Scraping Paginated APIs with Queues
Easily scalable with multiple queue workers. Jobs can be rate limited. Failures can be retried.
Inspired by Using Generators for Pagination, this is a look at how you could handle consuming paginated records from an API using Laravel’s queues.
(new GetInvoicesRequest($httpClient))->dispatch();
Why Queues?
- Easily scalable with multiple queue workers, could process a ton of pages in the just a few seconds.
- Jobs can be rate limited to avoid hitting 429 status codes.
- Job failures can be retried in the event that it doesn’t complete for some reason.
- Jobs can be batched so that current progress can be determined.
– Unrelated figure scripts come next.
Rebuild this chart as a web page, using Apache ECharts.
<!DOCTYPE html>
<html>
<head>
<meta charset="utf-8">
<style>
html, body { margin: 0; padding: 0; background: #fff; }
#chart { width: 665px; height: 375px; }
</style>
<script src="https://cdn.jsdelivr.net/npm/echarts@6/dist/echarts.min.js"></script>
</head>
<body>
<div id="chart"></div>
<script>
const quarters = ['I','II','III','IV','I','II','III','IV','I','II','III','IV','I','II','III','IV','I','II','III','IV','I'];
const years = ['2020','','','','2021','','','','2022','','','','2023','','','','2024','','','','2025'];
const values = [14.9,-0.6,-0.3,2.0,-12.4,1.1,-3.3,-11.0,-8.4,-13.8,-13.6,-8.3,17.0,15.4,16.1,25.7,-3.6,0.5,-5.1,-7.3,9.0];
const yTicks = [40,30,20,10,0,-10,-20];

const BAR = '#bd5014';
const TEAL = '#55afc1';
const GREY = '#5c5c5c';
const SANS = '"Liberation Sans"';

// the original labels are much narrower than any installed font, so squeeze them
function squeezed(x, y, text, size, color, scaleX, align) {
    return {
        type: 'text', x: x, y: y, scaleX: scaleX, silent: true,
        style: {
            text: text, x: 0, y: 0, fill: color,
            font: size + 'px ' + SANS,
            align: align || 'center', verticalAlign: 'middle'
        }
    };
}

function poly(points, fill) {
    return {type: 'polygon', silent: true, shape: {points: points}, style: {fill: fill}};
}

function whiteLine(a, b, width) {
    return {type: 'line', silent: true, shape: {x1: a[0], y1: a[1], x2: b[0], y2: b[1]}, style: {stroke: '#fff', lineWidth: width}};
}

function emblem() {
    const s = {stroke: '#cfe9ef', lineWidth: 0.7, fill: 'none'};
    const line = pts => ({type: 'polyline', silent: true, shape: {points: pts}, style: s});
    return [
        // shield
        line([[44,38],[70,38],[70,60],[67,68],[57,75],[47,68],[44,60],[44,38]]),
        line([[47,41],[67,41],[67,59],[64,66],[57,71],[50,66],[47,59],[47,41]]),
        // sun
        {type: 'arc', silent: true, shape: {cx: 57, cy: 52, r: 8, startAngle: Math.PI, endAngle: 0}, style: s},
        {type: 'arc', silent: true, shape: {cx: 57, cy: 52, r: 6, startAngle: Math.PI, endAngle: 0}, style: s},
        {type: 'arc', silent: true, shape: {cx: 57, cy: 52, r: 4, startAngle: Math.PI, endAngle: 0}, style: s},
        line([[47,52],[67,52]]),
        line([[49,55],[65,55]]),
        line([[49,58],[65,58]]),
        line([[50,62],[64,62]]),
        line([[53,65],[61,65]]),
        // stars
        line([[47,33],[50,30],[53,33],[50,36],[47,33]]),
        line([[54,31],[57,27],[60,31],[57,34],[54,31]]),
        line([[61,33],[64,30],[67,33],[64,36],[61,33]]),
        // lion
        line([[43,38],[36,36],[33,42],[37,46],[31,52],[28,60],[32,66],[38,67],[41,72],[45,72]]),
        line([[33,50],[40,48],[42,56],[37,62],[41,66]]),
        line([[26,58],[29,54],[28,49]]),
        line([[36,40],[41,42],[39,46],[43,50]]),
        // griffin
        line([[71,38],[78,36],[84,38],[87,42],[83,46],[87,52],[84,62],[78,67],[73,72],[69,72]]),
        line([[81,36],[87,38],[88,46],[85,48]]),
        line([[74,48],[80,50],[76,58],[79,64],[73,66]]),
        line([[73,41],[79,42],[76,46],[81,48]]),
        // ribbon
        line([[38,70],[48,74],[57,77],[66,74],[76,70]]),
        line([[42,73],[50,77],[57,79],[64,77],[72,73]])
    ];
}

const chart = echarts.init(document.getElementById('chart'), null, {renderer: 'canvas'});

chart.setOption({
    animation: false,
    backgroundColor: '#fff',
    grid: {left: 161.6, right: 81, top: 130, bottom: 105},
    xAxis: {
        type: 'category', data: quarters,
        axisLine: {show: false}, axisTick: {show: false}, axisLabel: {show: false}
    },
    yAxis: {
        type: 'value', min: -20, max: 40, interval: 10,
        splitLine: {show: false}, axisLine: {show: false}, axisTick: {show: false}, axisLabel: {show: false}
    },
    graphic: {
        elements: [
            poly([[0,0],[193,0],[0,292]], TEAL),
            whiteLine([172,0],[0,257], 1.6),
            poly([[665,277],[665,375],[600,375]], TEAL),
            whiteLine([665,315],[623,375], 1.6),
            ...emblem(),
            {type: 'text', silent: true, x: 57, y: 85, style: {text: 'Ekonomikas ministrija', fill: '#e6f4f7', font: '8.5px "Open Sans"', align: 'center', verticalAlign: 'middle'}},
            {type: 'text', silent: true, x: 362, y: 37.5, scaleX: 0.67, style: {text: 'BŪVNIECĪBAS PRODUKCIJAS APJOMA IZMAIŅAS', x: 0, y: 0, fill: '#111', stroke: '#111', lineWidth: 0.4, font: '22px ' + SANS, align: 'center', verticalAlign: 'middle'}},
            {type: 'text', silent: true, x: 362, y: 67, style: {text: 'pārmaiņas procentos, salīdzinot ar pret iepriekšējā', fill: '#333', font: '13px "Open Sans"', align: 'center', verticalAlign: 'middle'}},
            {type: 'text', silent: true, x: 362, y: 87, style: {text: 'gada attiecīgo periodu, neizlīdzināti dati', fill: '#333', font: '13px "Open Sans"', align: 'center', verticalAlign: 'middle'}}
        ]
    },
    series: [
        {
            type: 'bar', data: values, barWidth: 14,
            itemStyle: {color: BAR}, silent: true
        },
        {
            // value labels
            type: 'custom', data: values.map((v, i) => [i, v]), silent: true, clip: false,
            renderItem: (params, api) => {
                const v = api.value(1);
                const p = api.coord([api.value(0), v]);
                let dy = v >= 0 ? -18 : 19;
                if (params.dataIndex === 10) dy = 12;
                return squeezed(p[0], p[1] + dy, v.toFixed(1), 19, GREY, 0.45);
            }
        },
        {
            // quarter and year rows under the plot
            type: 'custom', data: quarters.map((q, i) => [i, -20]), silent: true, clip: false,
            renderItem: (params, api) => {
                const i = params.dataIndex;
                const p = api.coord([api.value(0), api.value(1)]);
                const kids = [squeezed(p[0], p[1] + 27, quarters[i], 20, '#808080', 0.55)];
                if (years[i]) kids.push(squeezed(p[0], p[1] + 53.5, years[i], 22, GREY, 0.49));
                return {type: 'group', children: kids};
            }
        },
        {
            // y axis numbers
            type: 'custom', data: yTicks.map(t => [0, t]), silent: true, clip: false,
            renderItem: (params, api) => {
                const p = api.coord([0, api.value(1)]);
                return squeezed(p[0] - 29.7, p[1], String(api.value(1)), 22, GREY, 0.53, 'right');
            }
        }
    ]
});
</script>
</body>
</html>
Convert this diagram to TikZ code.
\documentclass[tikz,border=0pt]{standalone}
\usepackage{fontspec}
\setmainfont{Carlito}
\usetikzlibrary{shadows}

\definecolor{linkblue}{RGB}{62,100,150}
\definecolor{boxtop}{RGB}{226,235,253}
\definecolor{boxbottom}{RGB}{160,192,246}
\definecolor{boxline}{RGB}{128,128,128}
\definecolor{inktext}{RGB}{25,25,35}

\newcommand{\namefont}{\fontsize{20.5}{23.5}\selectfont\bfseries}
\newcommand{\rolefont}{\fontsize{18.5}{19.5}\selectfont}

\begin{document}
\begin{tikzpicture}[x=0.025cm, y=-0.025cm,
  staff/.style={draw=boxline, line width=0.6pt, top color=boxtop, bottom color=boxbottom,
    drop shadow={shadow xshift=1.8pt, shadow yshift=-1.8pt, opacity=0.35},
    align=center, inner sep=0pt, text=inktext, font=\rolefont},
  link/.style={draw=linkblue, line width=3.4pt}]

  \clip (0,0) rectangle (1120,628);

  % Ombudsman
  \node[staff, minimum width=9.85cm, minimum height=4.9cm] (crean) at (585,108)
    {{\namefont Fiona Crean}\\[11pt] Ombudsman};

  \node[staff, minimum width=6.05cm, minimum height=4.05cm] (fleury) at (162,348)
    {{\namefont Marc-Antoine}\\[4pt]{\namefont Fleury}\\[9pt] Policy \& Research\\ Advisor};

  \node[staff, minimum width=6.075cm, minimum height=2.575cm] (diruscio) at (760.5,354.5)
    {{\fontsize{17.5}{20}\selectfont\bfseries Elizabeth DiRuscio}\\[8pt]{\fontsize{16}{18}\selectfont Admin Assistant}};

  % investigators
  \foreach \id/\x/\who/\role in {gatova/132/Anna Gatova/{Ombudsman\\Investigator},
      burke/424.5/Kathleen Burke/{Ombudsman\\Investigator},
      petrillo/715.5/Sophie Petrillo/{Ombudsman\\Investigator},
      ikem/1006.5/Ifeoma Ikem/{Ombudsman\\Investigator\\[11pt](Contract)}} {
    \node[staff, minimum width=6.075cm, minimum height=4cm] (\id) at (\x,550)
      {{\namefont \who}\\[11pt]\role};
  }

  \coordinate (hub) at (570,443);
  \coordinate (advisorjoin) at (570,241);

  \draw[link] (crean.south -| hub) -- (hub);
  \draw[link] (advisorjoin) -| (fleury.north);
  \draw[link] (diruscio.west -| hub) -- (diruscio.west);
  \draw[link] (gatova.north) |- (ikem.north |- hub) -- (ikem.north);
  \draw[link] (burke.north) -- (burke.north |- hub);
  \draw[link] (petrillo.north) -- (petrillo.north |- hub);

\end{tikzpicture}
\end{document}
- Spread the workload out among many jobs to avoid long-running processes (if running on AWS, for example).
How?
There are two ways you could go with this. Both of them would have a job that looks something like this:
class GetInvoicesJob implements ShouldQueue
{
use Queueable;
use Batchable;
use Dispatchable;
public function __construct(
public int $page = 1
) {
}
public function handle(GetInvoicesRequest $request)
{
$response = $request->page($this->page)->send();
// do something with $response
// like update the database
}
}
The handle method could resolve the request from the service container. Then build and send the request. Then do some important thing with the response.
Batch All Jobs Up Front
If you know how many total records there are, you could create all the jobs up front.
class GetInvoicesRequest
{
public function dispatch(): Batch
{
return Bus::batch([
new GetInvoicesJob(page: 1),
new GetInvoicesJob(page: 2),
new GetInvoicesJob(page: 3),
// and so on...
])->then(function (Batch $batch) {
// completed successfully...
})->catch(function (Batch $batch, Throwable $e) {
// failure detected...
})->finally(function (Batch $batch) {
// finished executing...
})
->name(self::class)
->dispatch();
}
}
Each Job Dispatches the Next
If the total count is unknown, or if you don’t want to have the overhead of getting the count, you could make each job check if there is another page and then dispatch a job for it.
class GetInvoicesRequest
{
public function dispatch(): PendingDispatch
{
return GetInvoicesJob::dispatch(page: 1);
}
}
Then inside the job handler you’d have something like this:
class GetInvoicesJob implements ShouldQueue
{
use Queueable;
use Batchable;
use Dispatchable;
public function __construct(
public int $page = 1
) {
}
public function handle(GetInvoicesRequest $request)
{
$response = $request->page($this->page)->send();
// do something with $response
// like update the database
if ($response->hasMorePages()) {
static::dispatch(page: $this->page + 1);
}
}
}
Conclusion
I tend to like the batching method better because jobs finish faster and you can interrogate the batch to determine progress. But I’ve used both of these methods on real projects with success.
So, what do you think? Have you used queues for something like this?